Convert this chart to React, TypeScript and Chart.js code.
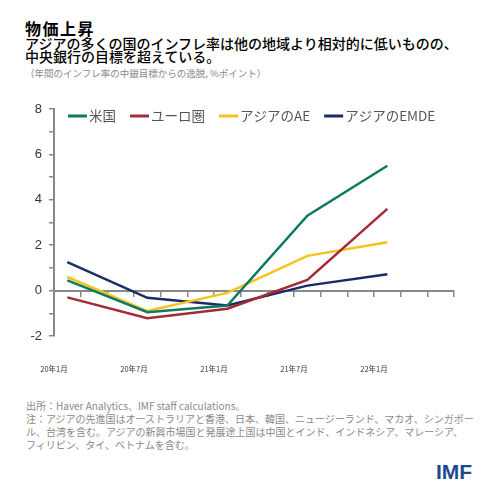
import React, { useEffect, useRef } from 'react';
import { Chart, registerables } from 'chart.js';

Chart.register(...registerables);

// months since January 2020 for each observation
const obsMonths = [1, 7, 13, 19, 25];
const usValues = [0.45, -0.95, -0.66, 3.3, 5.5];
const euroValues = [-0.3, -1.22, -0.8, 0.47, 3.6];
const asiaAEValues = [0.6, -0.9, -0.1, 1.53, 2.13];
const asiaEMDEValues = [1.25, -0.32, -0.66, 0.22, 0.72];
const seriesNames = ['米国', 'ユーロ圏', 'アジアのAE', 'アジアのEMDE'];
const seriesColors = ['#0f7a62', '#a62a33', '#f6c31c', '#1b2a68'];
const xTickMonths = [0, 6, 12, 18, 24];
const xTickLabels = ['20年1月', '20年7月', '21年1月', '21年7月', '22年1月'];
const yMin = -2;
const yMax = 8;

const FONT = '"Noto Sans CJK JP", "Liberation Sans", sans-serif';
const LATIN = '"Liberation Sans", Arial, sans-serif';

const inlineLegend = {
  id: 'inlineLegend',
  afterDraw(chart: any) {
    const { ctx, chartArea } = chart;
    ctx.save();
    ctx.font = `13.5px ${FONT}`;
    ctx.textBaseline = 'middle';
    let x = chartArea.left + 14;
    const y = chartArea.top + 7;
    chart.data.datasets.forEach((ds: any) => {
      ctx.strokeStyle = ds.borderColor;
      ctx.lineWidth = 3;
      ctx.beginPath();
      ctx.moveTo(x, y);
      ctx.lineTo(x + 19, y);
      ctx.stroke();
      x += 21;
      ctx.fillStyle = '#555';
      ctx.fillText(ds.label, x, y);
      x += ctx.measureText(ds.label).width + 14;
    });
    ctx.restore();
  },
};

export default function App() {
  const canvasRef = useRef<HTMLCanvasElement | null>(null);

  useEffect(() => {
    const allValues = [usValues, euroValues, asiaAEValues, asiaEMDEValues];
    const chart = new Chart(canvasRef.current as HTMLCanvasElement, {
      type: 'line',
      data: {
        datasets: allValues.map((vals, i) => ({
          label: seriesNames[i],
          data: obsMonths.map((m, j) => ({ x: m, y: vals[j] })),
          borderColor: seriesColors[i],
          backgroundColor: seriesColors[i],
          borderWidth: 2.5,
          pointRadius: 0,
          tension: 0,
          xAxisID: 'x',
          yAxisID: 'y',
        })),
      },
      options: {
        animation: false,
        responsive: false,
        maintainAspectRatio: false,
        layout: { padding: { left: 0, right: 46, top: 19, bottom: 0 } },
        plugins: { legend: { display: false }, tooltip: { enabled: false } },
        scales: {
          x: {
            type: 'linear',
            min: 0,
            max: 30,
            position: 'bottom',
            afterFit: (s: any) => { s.height = 54; },
            grid: { display: false, drawTicks: false },
            border: { display: false },
            ticks: {
              stepSize: 6,
              autoSkip: false,
              maxRotation: 0,
              padding: 29,
              color: '#333',
              font: { size: 7.5, family: FONT },
              callback: (v: any) => {
                const i = xTickMonths.indexOf(Number(v));
                return i >= 0 ? xTickLabels[i] : '';
              },
            },
          },
          x0: {
            type: 'linear',
            min: 0,
            max: 30,
            position: { y: 0 },
            grid: { drawOnChartArea: false, drawTicks: true, tickLength: 5, color: '#888', lineWidth: 1.5 },
            border: { color: '#888', width: 2 },
            ticks: { display: false, stepSize: 2, autoSkip: false },
          },
          y: {
            type: 'linear',
            min: yMin,
            max: yMax,
            position: 'left',
            afterFit: (s: any) => { s.width = 54; },
            grid: { drawOnChartArea: false, tickLength: 5, color: '#888', lineWidth: 1.5 },
            border: { color: '#888', width: 2 },
            ticks: {
              stepSize: 1,
              padding: 7,
              color: '#333',
              font: { size: 13, family: LATIN },
              callback: (v: any) => (Number(v) % 2 === 0 ? String(v) : ''),
            },
          },
        },
      },
      plugins: [inlineLegend],
    } as any);
    return () => chart.destroy();
  }, []);

  const grey = '#8a8a8a';
  return (
    <div style={{ position: 'fixed', left: 0, top: 0, width: 500, height: 500, background: '#fff', fontFamily: FONT, overflow: 'hidden' }}>
      <div style={{ position: 'absolute', left: 25, top: 20, fontSize: 16, fontWeight: 'bold', lineHeight: '17px', letterSpacing: 1.5, color: '#000' }}>物価上昇</div>
      <div style={{ position: 'absolute', left: 25, top: 37, fontSize: 14, fontWeight: 500, lineHeight: '13px', color: '#000' }}>
        <div>アジアの多くの国のインフレ率は他の地域より相対的に低いものの、</div>
        <div>中央銀行の目標を超えている。</div>
      </div>
      <div style={{ position: 'absolute', left: 25, top: 67, fontSize: 9.5, lineHeight: '12px', color: grey }}>（年間のインフレ率の中銀目標からの逸脱, %ポイント）</div>
      <canvas ref={canvasRef} width={500} height={300} style={{ position: 'absolute', left: 0, top: 90, width: 500, height: 300 }} />
      <div style={{ position: 'absolute', left: 26, top: 399, fontSize: 10, lineHeight: '13px', color: grey }}>
        <div>出所：Haver Analytics、IMF staff calculations。</div>
        <div>注：アジアの先進国はオーストラリアと香港、日本、韓国、ニュージーランド、マカオ、シンガポー</div>
        <div>ル、台湾を含む。アジアの新興市場国と発展途上国は中国とインド、インドネシア、マレーシア、</div>
        <div>フィリピン、タイ、ベトナムを含む。</div>
      </div>
      <div style={{ position: 'absolute', left: 436, top: 461, fontSize: 21, fontWeight: 'bold', lineHeight: '21px', color: '#1d4a8c', fontFamily: LATIN }}>IMF</div>
    </div>
  );
}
......
Repeat the data in full and exactly. Omit pictures.

Convert this chart to React, TypeScript and Chart.js code.
import React, { useEffect, useRef } from 'react';
import { Chart, registerables } from 'chart.js';

Chart.register(...registerables);

// months since January 2020 for each observation
const obsMonths = [1, 7, 13, 19, 25];
const usValues = [0.45, -0.95, -0.66, 3.3, 5.5];
const euroValues = [-0.3, -1.22, -0.8, 0.47, 3.6];
const asiaAEValues = [0.6, -0.9, -0.1, 1.53, 2.13];
const asiaEMDEValues = [1.25, -0.32, -0.66, 0.22, 0.72];
const seriesNames = ['米国', 'ユーロ圏', 'アジアのAE', 'アジアのEMDE'];
const seriesColors = ['#0f7a62', '#a62a33', '#f6c31c', '#1b2a68'];
const xTickMonths = [0, 6, 12, 18, 24];
const xTickLabels = ['20年1月', '20年7月', '21年1月', '21年7月', '22年1月'];
const yMin = -2;
const yMax = 8;

const FONT = '"Noto Sans CJK JP", "Liberation Sans", sans-serif';
const LATIN = '"Liberation Sans", Arial, sans-serif';

const inlineLegend = {
  id: 'inlineLegend',
  afterDraw(chart: any) {
    const { ctx, chartArea } = chart;
    ctx.save();
    ctx.font = `13.5px ${FONT}`;
    ctx.textBaseline = 'middle';
    let x = chartArea.left + 14;
    const y = chartArea.top + 7;
    chart.data.datasets.forEach((ds: any) => {
      ctx.strokeStyle = ds.borderColor;
      ctx.lineWidth = 3;
      ctx.beginPath();
      ctx.moveTo(x, y);
      ctx.lineTo(x + 19, y);
      ctx.stroke();
      x += 21;
      ctx.fillStyle = '#555';
      ctx.fillText(ds.label, x, y);
      x += ctx.measureText(ds.label).width + 14;
    });
    ctx.restore();
  },
};

export default function App() {
  const canvasRef = useRef<HTMLCanvasElement | null>(null);

  useEffect(() => {
    const allValues = [usValues, euroValues, asiaAEValues, asiaEMDEValues];
    const chart = new Chart(canvasRef.current as HTMLCanvasElement, {
      type: 'line',
      data: {
        datasets: allValues.map((vals, i) => ({
          label: seriesNames[i],
          data: obsMonths.map((m, j) => ({ x: m, y: vals[j] })),
          borderColor: seriesColors[i],
          backgroundColor: seriesColors[i],
          borderWidth: 2.5,
          pointRadius: 0,
          tension: 0,
          xAxisID: 'x',
          yAxisID: 'y',
        })),
      },
      options: {
        animation: false,
        responsive: false,
        maintainAspectRatio: false,
        layout: { padding: { left: 0, right: 46, top: 19, bottom: 0 } },
        plugins: { legend: { display: false }, tooltip: { enabled: false } },
        scales: {
          x: {
            type: 'linear',
            min: 0,
            max: 30,
            position: 'bottom',
            afterFit: (s: any) => { s.height = 54; },
            grid: { display: false, drawTicks: false },
            border: { display: false },
            ticks: {
              stepSize: 6,
              autoSkip: false,
              maxRotation: 0,
              padding: 29,
              color: '#333',
              font: { size: 7.5, family: FONT },
              callback: (v: any) => {
                const i = xTickMonths.indexOf(Number(v));
                return i >= 0 ? xTickLabels[i] : '';
              },
            },
          },
          x0: {
            type: 'linear',
            min: 0,
            max: 30,
            position: { y: 0 },
            grid: { drawOnChartArea: false, drawTicks: true, tickLength: 5, color: '#888', lineWidth: 1.5 },
            border: { color: '#888', width: 2 },
            ticks: { display: false, stepSize: 2, autoSkip: false },
          },
          y: {
            type: 'linear',
            min: yMin,
            max: yMax,
            position: 'left',
            afterFit: (s: any) => { s.width = 54; },
            grid: { drawOnChartArea: false, tickLength: 5, color: '#888', lineWidth: 1.5 },
            border: { color: '#888', width: 2 },
            ticks: {
              stepSize: 1,
              padding: 7,
              color: '#333',
              font: { size: 13, family: LATIN },
              callback: (v: any) => (Number(v) % 2 === 0 ? String(v) : ''),
            },
          },
        },
      },
      plugins: [inlineLegend],
    } as any);
    return () => chart.destroy();
  }, []);

  const grey = '#8a8a8a';
  return (
    <div style={{ position: 'fixed', left: 0, top: 0, width: 500, height: 500, background: '#fff', fontFamily: FONT, overflow: 'hidden' }}>
      <div style={{ position: 'absolute', left: 25, top: 20, fontSize: 16, fontWeight: 'bold', lineHeight: '17px', letterSpacing: 1.5, color: '#000' }}>物価上昇</div>
      <div style={{ position: 'absolute', left: 25, top: 37, fontSize: 14, fontWeight: 500, lineHeight: '13px', color: '#000' }}>
        <div>アジアの多くの国のインフレ率は他の地域より相対的に低いものの、</div>
        <div>中央銀行の目標を超えている。</div>
      </div>
      <div style={{ position: 'absolute', left: 25, top: 67, fontSize: 9.5, lineHeight: '12px', color: grey }}>（年間のインフレ率の中銀目標からの逸脱, %ポイント）</div>
      <canvas ref={canvasRef} width={500} height={300} style={{ position: 'absolute', left: 0, top: 90, width: 500, height: 300 }} />
      <div style={{ position: 'absolute', left: 26, top: 399, fontSize: 10, lineHeight: '13px', color: grey }}>
        <div>出所：Haver Analytics、IMF staff calculations。</div>
        <div>注：アジアの先進国はオーストラリアと香港、日本、韓国、ニュージーランド、マカオ、シンガポー</div>
        <div>ル、台湾を含む。アジアの新興市場国と発展途上国は中国とインド、インドネシア、マレーシア、</div>
        <div>フィリピン、タイ、ベトナムを含む。</div>
      </div>
      <div style={{ position: 'absolute', left: 436, top: 461, fontSize: 21, fontWeight: 'bold', lineHeight: '21px', color: '#1d4a8c', fontFamily: LATIN }}>IMF</div>
    </div>
  );
}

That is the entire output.